Is this a valid number encoder?

When learning about scalar encoders I found it somewhat surprising that the values 420 and 429 did not have any semantic overlap unless the bucket size was increased. Even if it were increased the values 52420 and 52429 still did not share the 524xx semantic overlap. Does the RDSE encoder resolve this?

As 52420 and 52429 share a 80% semantic similarity, I was wondering if a simple encoder could represent this. There is a row for each base 10 increment: 0, 10, 100, 1000, etc. and each digit is placed in a cell within its row.

0…0000000001 - 9
10…0010000000 - 2
100…0000100000 - 4
1000…0010000000 - 2
10000…0000010000 - 5

As the rows go from 0-9 all trailing 0s will be represented as 10000000000.
Just to give another set of examples to show the semantic similarities between large values.

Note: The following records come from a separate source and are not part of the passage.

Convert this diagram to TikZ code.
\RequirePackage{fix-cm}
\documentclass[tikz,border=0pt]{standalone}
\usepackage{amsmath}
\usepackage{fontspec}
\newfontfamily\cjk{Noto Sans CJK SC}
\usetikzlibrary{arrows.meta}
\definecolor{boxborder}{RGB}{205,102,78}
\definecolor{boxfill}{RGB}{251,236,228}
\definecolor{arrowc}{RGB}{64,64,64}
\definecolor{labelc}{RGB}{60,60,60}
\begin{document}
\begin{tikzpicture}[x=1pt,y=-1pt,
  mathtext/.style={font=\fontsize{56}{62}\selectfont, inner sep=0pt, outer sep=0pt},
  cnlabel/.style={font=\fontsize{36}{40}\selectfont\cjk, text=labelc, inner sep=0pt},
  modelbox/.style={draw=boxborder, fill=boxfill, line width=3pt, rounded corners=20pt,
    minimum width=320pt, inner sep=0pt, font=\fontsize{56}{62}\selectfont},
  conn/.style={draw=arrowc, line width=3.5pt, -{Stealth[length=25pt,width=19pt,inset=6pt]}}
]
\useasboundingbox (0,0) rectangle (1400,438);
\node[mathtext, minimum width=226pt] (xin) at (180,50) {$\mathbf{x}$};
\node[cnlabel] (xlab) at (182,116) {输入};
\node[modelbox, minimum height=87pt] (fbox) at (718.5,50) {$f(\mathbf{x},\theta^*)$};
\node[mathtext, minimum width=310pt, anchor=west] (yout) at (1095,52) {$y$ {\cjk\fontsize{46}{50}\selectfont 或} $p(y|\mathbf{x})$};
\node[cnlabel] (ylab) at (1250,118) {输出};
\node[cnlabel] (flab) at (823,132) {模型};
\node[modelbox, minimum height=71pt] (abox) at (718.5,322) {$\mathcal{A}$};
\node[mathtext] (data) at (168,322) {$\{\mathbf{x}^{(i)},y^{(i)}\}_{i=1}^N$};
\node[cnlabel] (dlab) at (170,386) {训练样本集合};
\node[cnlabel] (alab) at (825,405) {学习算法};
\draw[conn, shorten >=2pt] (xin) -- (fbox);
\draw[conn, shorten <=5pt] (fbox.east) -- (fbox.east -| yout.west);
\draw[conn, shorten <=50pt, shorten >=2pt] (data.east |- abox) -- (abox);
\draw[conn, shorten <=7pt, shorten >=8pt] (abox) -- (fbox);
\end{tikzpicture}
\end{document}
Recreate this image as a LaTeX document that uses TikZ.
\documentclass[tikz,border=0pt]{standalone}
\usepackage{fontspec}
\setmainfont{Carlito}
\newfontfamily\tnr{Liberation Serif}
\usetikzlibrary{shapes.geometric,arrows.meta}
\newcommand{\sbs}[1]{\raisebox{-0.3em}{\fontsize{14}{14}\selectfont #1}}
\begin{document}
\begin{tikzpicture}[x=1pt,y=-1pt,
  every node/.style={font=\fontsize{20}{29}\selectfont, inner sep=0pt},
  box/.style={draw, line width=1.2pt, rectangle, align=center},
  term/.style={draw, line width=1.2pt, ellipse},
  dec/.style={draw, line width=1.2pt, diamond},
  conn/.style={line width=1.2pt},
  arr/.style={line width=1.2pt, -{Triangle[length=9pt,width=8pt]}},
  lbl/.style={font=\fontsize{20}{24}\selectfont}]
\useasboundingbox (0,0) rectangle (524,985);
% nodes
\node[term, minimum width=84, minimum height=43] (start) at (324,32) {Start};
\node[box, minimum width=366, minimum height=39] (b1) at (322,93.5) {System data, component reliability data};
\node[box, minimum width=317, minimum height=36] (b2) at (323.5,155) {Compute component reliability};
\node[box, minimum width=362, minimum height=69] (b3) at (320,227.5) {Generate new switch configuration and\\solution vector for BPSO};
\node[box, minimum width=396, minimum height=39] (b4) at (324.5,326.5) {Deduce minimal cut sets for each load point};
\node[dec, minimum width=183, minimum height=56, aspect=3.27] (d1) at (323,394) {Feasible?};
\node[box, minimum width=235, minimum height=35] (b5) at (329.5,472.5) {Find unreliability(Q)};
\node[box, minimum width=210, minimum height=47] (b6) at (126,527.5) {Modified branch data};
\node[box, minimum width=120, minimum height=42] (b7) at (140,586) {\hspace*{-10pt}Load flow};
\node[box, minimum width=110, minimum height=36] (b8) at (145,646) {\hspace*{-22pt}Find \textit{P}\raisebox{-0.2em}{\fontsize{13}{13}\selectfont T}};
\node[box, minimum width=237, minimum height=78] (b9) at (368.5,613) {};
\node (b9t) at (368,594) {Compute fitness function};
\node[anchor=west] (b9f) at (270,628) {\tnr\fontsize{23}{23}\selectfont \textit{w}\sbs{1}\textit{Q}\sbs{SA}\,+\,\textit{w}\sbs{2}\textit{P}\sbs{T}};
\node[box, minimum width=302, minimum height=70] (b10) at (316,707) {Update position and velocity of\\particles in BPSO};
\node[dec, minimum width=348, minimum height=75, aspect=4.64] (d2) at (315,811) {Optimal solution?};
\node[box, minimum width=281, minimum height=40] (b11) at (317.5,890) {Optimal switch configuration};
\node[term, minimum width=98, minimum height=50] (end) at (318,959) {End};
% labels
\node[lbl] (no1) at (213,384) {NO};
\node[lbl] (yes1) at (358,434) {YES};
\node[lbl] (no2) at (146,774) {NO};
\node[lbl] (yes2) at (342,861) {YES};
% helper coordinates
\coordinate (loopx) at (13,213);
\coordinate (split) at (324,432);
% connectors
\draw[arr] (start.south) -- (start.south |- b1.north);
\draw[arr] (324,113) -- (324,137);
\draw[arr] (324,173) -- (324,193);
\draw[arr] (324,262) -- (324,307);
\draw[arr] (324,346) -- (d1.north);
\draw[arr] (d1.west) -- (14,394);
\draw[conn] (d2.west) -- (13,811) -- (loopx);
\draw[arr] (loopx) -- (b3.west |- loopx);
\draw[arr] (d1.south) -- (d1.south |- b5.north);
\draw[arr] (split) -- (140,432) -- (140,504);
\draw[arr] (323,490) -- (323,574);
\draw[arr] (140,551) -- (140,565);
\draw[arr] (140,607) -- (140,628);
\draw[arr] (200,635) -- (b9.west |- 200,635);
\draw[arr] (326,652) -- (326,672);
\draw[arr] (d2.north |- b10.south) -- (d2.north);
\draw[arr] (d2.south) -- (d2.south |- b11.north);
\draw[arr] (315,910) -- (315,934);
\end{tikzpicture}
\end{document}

I can imagine this type of encoding could be very useful for values with decimal places, as the values can be multiplied into integers to have an accurate SD representation.

There is probably a major issue with this type of encoding. I’d like to know if this type of encoding wouldn’t work and what issues it may have.

1 Like

It also depends on the range of the encoder (min/max). Even with a very small bucket size, 420 and 429 will have significant semantic overlap when min=410 and max=440.

Again, the min and max settings of the encoder are very important here. Imagine if max was 1 trillion. Those two values would be very similar no matter the bucket size.

That’s an interesting idea, but what makes 10 so special? What about translating the number into straight binary? or hex or octal? (Just playing devil’s advocate here :japanese_ogre:)

1 Like

Hi Matt, thanks for the feedback!

Will they have any semantic overlap if min=0, max=trillion? I guess it would be nice to always have an absolute semantic overlap regardless of how large the max.

Is that with the scalar encoder or the RDSE, or both? In that case it might mean I don’t fully understand how these encoders semantically represent values.

I just used base 10 as an example - I guess any base could be used.

Have you seen this?

I’m really sorry about the man bun

Yup, I’ll probably read the paper you suggested in the video.

I suppose 52420 and 52429 was a bad example when talking about large ranges. As far as I understand the scalar encoder won’t represent any overlap between 52000 and 52888 without enlarging the bucket size into the hundreds. However, with this encoder these two values will have 40% overlap because the 52xxx have two of the same bits. The same will be true for any scale - 52000000 and 52888888 (52xxxxxx) will have a 25% (2 bit) overlap.

You’re right. There is a trade-off that needs to be made. You can’t have very high resolution without giving up semantic similarity in some situations where you might want it.

Your idea might work great, you just have to code it up and test it out with HTM and see how it works.

You may also create a logarithmic encoder, which may be more inline with how people perceive large numbers.